■ **What you have to do**
The lines below are to be quoted exactly, from the first through the one that contains "plt.rcParams['hatch.linewidth'] = 0.7".

■ **Supplied material**

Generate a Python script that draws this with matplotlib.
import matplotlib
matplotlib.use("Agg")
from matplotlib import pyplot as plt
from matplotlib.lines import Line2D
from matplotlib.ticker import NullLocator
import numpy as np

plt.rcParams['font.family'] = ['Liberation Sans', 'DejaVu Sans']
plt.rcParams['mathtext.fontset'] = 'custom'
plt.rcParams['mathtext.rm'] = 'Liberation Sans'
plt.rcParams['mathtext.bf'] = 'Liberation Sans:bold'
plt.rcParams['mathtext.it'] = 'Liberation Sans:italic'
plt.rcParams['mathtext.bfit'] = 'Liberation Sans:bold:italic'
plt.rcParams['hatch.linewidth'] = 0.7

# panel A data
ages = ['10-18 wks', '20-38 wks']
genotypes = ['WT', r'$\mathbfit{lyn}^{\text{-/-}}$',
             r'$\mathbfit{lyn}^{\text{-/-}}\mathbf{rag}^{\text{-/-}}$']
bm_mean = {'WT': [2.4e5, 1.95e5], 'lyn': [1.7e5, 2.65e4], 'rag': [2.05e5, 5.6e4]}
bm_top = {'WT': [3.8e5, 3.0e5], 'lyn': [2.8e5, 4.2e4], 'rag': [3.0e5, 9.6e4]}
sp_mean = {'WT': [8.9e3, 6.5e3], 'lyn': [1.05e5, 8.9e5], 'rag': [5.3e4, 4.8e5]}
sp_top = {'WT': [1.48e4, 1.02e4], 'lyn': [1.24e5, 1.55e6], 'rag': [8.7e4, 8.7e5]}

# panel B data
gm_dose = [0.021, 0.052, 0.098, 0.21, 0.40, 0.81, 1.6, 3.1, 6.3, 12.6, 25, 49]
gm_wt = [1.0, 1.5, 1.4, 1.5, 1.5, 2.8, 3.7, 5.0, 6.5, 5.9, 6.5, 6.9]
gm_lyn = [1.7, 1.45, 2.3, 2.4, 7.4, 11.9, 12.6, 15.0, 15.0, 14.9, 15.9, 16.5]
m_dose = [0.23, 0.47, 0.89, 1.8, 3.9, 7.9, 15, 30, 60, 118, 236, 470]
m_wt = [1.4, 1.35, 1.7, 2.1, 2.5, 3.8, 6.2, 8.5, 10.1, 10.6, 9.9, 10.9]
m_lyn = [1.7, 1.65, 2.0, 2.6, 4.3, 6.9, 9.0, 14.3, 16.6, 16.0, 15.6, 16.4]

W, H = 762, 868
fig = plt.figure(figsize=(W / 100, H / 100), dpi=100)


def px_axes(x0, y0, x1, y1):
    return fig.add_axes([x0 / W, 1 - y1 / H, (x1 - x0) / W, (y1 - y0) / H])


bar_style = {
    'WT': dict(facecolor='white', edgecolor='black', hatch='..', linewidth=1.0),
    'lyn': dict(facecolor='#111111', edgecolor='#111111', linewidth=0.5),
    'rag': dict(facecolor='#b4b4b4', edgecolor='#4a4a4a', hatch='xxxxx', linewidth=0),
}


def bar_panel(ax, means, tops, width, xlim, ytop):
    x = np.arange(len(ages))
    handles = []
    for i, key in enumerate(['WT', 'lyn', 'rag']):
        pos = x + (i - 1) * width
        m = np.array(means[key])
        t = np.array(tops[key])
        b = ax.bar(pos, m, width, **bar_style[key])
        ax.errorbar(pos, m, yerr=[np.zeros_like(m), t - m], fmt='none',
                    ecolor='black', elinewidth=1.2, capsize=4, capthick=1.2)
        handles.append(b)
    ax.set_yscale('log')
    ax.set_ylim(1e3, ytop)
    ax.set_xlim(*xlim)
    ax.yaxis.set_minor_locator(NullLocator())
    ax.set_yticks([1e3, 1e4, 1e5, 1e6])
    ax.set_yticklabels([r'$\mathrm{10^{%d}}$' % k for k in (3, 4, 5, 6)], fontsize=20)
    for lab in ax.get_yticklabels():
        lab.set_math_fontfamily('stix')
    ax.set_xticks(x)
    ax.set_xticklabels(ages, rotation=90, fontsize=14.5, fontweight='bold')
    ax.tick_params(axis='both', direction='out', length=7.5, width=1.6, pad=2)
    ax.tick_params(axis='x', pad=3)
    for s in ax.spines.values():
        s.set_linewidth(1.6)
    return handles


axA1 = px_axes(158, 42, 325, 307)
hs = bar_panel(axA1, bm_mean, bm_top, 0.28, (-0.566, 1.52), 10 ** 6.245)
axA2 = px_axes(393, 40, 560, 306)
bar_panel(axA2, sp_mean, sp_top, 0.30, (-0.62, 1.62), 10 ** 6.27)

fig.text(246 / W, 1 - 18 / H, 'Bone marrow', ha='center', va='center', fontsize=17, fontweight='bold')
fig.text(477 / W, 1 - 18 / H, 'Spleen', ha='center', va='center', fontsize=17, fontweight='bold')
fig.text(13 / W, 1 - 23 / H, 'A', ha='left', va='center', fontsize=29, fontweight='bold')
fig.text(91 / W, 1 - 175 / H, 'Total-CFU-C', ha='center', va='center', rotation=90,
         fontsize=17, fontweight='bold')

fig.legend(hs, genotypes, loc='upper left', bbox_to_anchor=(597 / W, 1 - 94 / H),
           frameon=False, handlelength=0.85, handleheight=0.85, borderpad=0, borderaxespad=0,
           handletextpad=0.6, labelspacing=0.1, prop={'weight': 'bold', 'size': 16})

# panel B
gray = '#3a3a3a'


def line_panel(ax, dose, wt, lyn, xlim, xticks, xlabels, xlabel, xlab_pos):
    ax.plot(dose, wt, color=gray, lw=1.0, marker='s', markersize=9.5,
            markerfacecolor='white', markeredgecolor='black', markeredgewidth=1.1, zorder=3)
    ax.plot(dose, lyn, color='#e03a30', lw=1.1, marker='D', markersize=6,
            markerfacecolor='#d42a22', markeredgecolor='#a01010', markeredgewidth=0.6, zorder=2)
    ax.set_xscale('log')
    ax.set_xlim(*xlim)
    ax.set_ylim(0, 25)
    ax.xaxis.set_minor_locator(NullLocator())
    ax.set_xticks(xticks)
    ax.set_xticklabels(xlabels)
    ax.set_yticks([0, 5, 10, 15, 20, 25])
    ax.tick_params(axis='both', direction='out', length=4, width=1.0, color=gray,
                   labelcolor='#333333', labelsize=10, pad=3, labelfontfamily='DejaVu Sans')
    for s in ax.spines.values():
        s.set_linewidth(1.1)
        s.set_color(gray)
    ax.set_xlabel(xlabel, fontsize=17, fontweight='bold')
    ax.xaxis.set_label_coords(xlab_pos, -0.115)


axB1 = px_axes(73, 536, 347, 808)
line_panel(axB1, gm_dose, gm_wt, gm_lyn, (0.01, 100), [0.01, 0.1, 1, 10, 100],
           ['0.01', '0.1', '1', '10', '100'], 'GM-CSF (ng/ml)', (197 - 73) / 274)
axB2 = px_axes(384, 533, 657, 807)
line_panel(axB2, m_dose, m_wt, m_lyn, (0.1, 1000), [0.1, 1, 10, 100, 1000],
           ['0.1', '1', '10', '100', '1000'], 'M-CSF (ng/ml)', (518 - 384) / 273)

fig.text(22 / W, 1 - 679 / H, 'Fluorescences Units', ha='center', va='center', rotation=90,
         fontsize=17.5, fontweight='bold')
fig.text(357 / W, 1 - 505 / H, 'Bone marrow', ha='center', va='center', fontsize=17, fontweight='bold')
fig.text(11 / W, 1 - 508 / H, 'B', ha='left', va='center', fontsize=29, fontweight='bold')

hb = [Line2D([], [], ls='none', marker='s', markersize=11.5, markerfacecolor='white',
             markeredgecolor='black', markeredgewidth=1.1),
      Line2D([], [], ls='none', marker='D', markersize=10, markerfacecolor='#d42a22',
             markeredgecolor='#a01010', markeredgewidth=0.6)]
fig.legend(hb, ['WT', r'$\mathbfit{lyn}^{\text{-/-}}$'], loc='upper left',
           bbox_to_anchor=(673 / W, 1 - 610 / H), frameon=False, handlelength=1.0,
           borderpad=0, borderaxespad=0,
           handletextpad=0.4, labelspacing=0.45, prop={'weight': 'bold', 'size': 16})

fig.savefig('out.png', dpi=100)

■ **Response**
Generate a Python script that draws this with matplotlib.
import matplotlib
matplotlib.use("Agg")
from matplotlib import pyplot as plt
from matplotlib.lines import Line2D
from matplotlib.ticker import NullLocator
import numpy as np

plt.rcParams['font.family'] = ['Liberation Sans', 'DejaVu Sans']
plt.rcParams['mathtext.fontset'] = 'custom'
plt.rcParams['mathtext.rm'] = 'Liberation Sans'
plt.rcParams['mathtext.bf'] = 'Liberation Sans:bold'
plt.rcParams['mathtext.it'] = 'Liberation Sans:italic'
plt.rcParams['mathtext.bfit'] = 'Liberation Sans:bold:italic'
plt.rcParams['hatch.linewidth'] = 0.7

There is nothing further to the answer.